### Exercise details
Reproduce the data exactly and drop any pictures it holds.

Stored dataset items:
::::

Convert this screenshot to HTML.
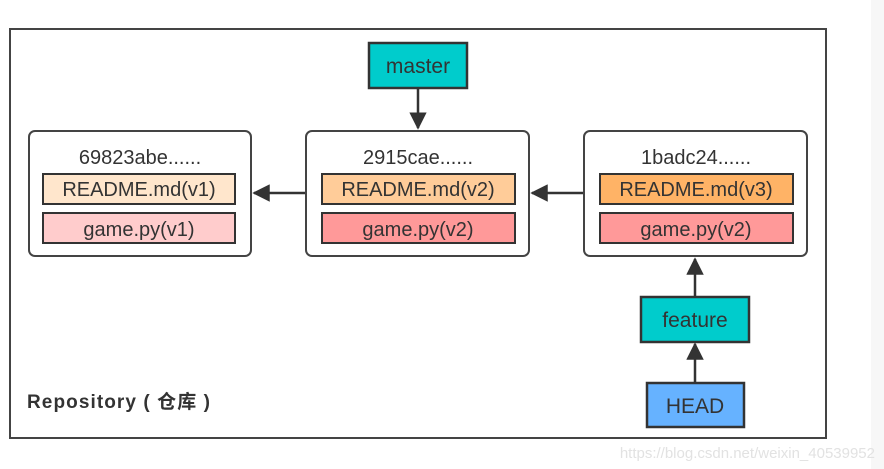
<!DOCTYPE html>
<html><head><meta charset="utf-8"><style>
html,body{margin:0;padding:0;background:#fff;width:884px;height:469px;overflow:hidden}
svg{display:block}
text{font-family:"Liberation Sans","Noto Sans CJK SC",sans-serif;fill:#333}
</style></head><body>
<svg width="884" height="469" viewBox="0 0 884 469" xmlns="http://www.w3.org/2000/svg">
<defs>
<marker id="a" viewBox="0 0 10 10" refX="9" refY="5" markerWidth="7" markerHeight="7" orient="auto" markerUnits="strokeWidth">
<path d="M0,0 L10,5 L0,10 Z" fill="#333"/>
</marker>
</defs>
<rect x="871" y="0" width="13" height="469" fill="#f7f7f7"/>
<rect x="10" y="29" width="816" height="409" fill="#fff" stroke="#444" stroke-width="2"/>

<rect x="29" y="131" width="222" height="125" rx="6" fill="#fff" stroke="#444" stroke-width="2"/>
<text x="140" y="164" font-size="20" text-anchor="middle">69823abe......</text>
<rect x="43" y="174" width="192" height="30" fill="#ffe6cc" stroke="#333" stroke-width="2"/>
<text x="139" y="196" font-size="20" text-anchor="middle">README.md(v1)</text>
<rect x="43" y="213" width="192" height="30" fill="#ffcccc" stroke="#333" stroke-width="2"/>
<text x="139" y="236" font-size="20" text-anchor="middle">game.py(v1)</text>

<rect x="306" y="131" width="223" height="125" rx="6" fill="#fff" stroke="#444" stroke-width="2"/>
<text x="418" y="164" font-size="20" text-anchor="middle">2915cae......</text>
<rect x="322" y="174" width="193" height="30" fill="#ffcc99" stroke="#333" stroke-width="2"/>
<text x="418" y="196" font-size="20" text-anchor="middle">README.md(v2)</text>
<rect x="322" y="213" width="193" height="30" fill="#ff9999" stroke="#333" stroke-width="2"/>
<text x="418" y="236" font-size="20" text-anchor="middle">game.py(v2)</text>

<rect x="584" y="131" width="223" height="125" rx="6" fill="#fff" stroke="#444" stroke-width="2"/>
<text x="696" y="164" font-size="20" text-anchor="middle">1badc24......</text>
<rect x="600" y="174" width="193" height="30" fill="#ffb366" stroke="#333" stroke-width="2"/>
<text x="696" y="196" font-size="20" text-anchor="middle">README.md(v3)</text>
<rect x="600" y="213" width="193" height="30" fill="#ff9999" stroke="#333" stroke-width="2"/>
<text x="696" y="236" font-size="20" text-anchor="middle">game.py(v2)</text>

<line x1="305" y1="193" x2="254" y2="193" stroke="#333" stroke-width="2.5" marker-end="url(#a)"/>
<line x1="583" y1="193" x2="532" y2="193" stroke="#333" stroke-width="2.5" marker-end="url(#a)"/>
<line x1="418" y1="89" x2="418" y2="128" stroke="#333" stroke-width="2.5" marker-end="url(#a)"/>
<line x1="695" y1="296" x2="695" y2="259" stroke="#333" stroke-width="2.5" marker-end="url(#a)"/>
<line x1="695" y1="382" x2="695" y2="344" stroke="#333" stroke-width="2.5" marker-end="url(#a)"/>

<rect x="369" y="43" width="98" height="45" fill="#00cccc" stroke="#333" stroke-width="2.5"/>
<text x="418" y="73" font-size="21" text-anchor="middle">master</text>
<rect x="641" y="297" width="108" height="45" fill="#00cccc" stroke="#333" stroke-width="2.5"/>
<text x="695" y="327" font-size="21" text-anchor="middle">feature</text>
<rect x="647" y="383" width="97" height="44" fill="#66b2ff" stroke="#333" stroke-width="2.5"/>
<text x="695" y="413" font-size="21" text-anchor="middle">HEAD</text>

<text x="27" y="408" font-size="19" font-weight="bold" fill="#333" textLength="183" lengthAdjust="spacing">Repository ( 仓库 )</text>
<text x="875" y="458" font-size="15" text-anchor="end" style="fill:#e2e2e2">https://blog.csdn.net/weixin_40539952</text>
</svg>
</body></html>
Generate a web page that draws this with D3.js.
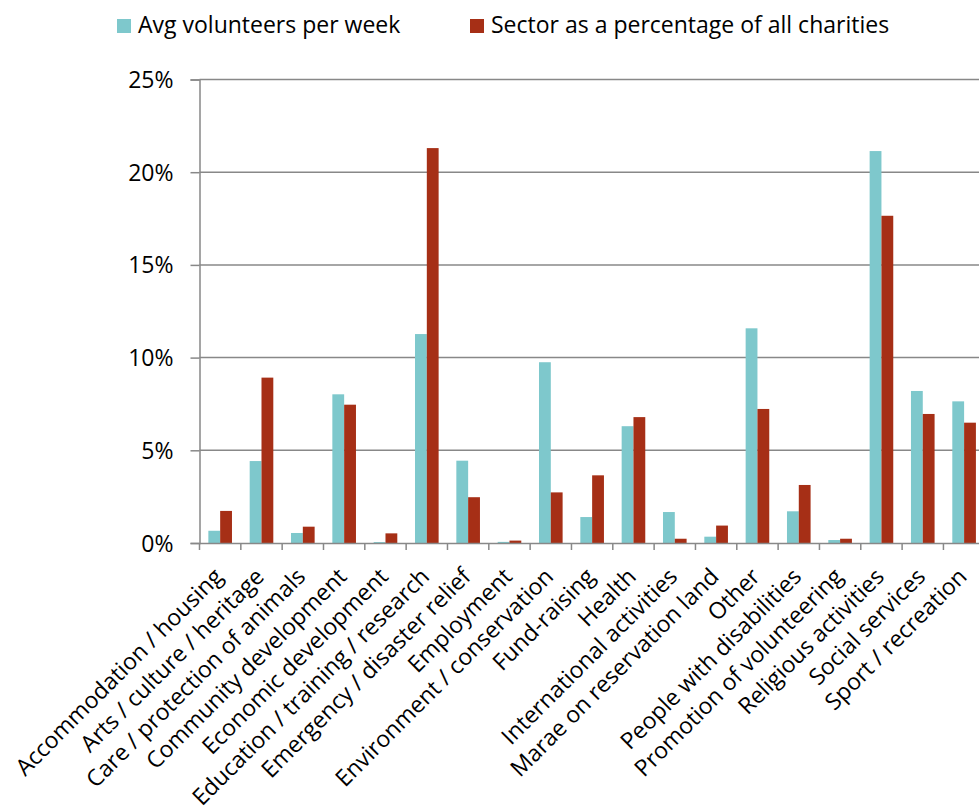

::::

### Task result
Convert this screenshot to HTML.
<!DOCTYPE html>
<html><head><meta charset="utf-8"><style>
html,body{margin:0;padding:0;background:#fff;width:884px;height:469px;overflow:hidden}
svg{display:block}
text{font-family:"Liberation Sans","Noto Sans CJK SC",sans-serif;fill:#333}
</style></head><body>
<svg width="884" height="469" viewBox="0 0 884 469" xmlns="http://www.w3.org/2000/svg">
<defs>
<marker id="a" viewBox="0 0 10 10" refX="9" refY="5" markerWidth="7" markerHeight="7" orient="auto" markerUnits="strokeWidth">
<path d="M0,0 L10,5 L0,10 Z" fill="#333"/>
</marker>
</defs>
<rect x="871" y="0" width="13" height="469" fill="#f7f7f7"/>
<rect x="10" y="29" width="816" height="409" fill="#fff" stroke="#444" stroke-width="2"/>

<rect x="29" y="131" width="222" height="125" rx="6" fill="#fff" stroke="#444" stroke-width="2"/>
<text x="140" y="164" font-size="20" text-anchor="middle">69823abe......</text>
<rect x="43" y="174" width="192" height="30" fill="#ffe6cc" stroke="#333" stroke-width="2"/>
<text x="139" y="196" font-size="20" text-anchor="middle">README.md(v1)</text>
<rect x="43" y="213" width="192" height="30" fill="#ffcccc" stroke="#333" stroke-width="2"/>
<text x="139" y="236" font-size="20" text-anchor="middle">game.py(v1)</text>

<rect x="306" y="131" width="223" height="125" rx="6" fill="#fff" stroke="#444" stroke-width="2"/>
<text x="418" y="164" font-size="20" text-anchor="middle">2915cae......</text>
<rect x="322" y="174" width="193" height="30" fill="#ffcc99" stroke="#333" stroke-width="2"/>
<text x="418" y="196" font-size="20" text-anchor="middle">README.md(v2)</text>
<rect x="322" y="213" width="193" height="30" fill="#ff9999" stroke="#333" stroke-width="2"/>
<text x="418" y="236" font-size="20" text-anchor="middle">game.py(v2)</text>

<rect x="584" y="131" width="223" height="125" rx="6" fill="#fff" stroke="#444" stroke-width="2"/>
<text x="696" y="164" font-size="20" text-anchor="middle">1badc24......</text>
<rect x="600" y="174" width="193" height="30" fill="#ffb366" stroke="#333" stroke-width="2"/>
<text x="696" y="196" font-size="20" text-anchor="middle">README.md(v3)</text>
<rect x="600" y="213" width="193" height="30" fill="#ff9999" stroke="#333" stroke-width="2"/>
<text x="696" y="236" font-size="20" text-anchor="middle">game.py(v2)</text>

<line x1="305" y1="193" x2="254" y2="193" stroke="#333" stroke-width="2.5" marker-end="url(#a)"/>
<line x1="583" y1="193" x2="532" y2="193" stroke="#333" stroke-width="2.5" marker-end="url(#a)"/>
<line x1="418" y1="89" x2="418" y2="128" stroke="#333" stroke-width="2.5" marker-end="url(#a)"/>
<line x1="695" y1="296" x2="695" y2="259" stroke="#333" stroke-width="2.5" marker-end="url(#a)"/>
<line x1="695" y1="382" x2="695" y2="344" stroke="#333" stroke-width="2.5" marker-end="url(#a)"/>

<rect x="369" y="43" width="98" height="45" fill="#00cccc" stroke="#333" stroke-width="2.5"/>
<text x="418" y="73" font-size="21" text-anchor="middle">master</text>
<rect x="641" y="297" width="108" height="45" fill="#00cccc" stroke="#333" stroke-width="2.5"/>
<text x="695" y="327" font-size="21" text-anchor="middle">feature</text>
<rect x="647" y="383" width="97" height="44" fill="#66b2ff" stroke="#333" stroke-width="2.5"/>
<text x="695" y="413" font-size="21" text-anchor="middle">HEAD</text>

<text x="27" y="408" font-size="19" font-weight="bold" fill="#333" textLength="183" lengthAdjust="spacing">Repository ( 仓库 )</text>
<text x="875" y="458" font-size="15" text-anchor="end" style="fill:#e2e2e2">https://blog.csdn.net/weixin_40539952</text>
</svg>
</body></html>
Generate a web page that draws this with D3.js.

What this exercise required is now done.